Korean media: "A name unknown a year ago," BYD has now firmly established itself in South Korea!

On July 4, Korean media outlet JoongAng Ilbo published an article stating that the South Korean imported car market is undergoing a major transformation. According to statistics from the Korea Automobile Importers Association, BYD registered 1,347 new vehicles in January this year, ranking fifth in South Korea’s imported car sales chart—behind BMW (6,270 units), Mercedes-Benz (5,121 units), Tesla (1,966 units), and Lexus (1,464 units). BYD surpassed Volvo (1,037 units) and Audi (847 units), brands that had previously enjoyed strong popularity among South Korean consumers. This unexpected shift is striking: a Chinese electric vehicle brand, which was virtually unknown just a year ago, has now outperformed European premium brands on a monthly basis. January’s sales accounted for 22% of last year’s total annual sales (6,107 units), indicating a robust growth trend for BYD.

Data released by the South Korean import car sales industry shows that the biggest driver behind BYD’s rapid foothold in the South Korean market is its pricing advantage—offering EVs at least 10 million to 20 million KRW cheaper than comparable European, American, and Japanese electric vehicles. However, BYD’s edge goes beyond low prices.

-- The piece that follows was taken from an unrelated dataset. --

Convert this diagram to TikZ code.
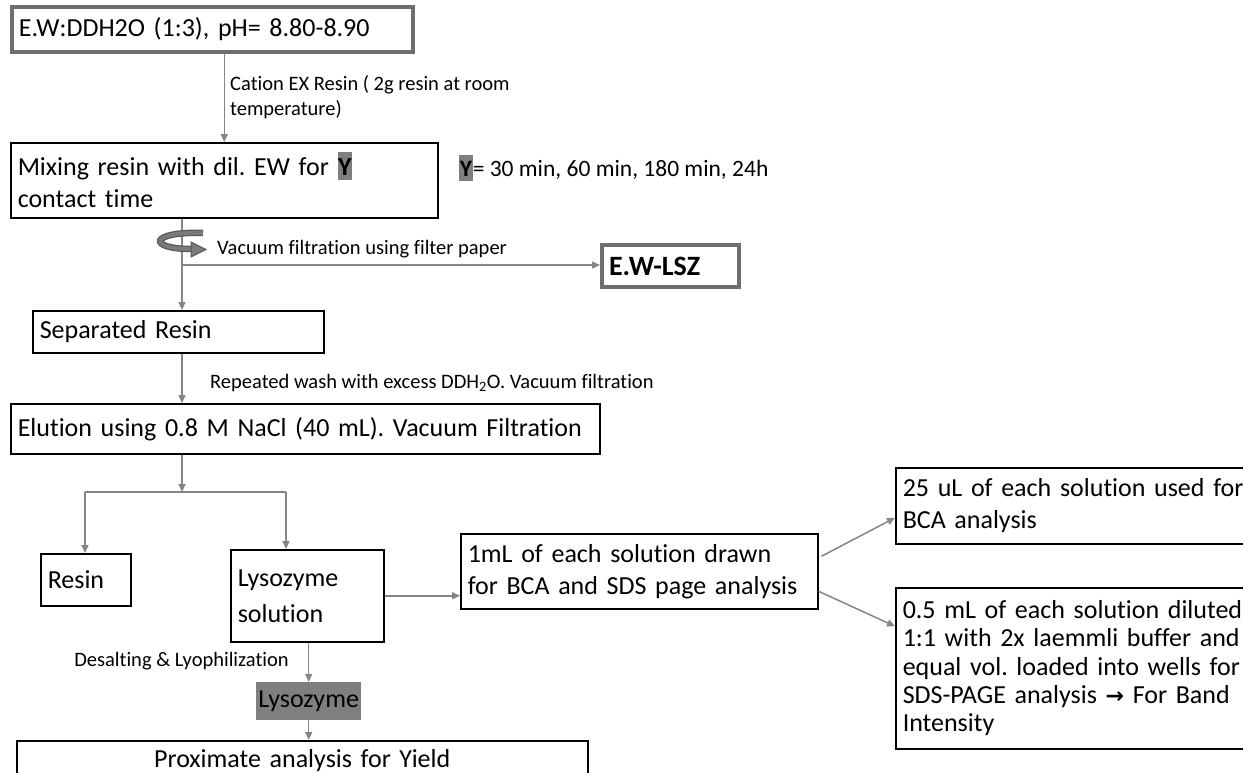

The company’s independently developed Blade Battery uses lithium iron phosphate (LFP) material and has passed rigorous safety tests, remaining non-flammable even when pierced—effectively alleviating South Korean consumers’ concerns about electric vehicle fires. The Sea Lion 07 earned a five-star rating in NCAP crash testing. Combined with government subsidies, this enables South Korean consumers to purchase electric vehicles at prices comparable to conventional fuel-powered light and small cars.

Service infrastructure has also been rapidly established. There are already over 24 service centers across South Korea, with plans to expand to more than 40 within the year.

As a result, domestic South Korean automakers are feeling the pressure. Some point out that Hyundai and Kia’s EV lineup is at a disadvantage in price competition, as their pricing is over 10 million KRW higher than comparable Chinese electric vehicles. Nevertheless, the Hyundai Motor Group still holds a decisive advantage in terms of dealer networks, charging infrastructure, and brand reputation.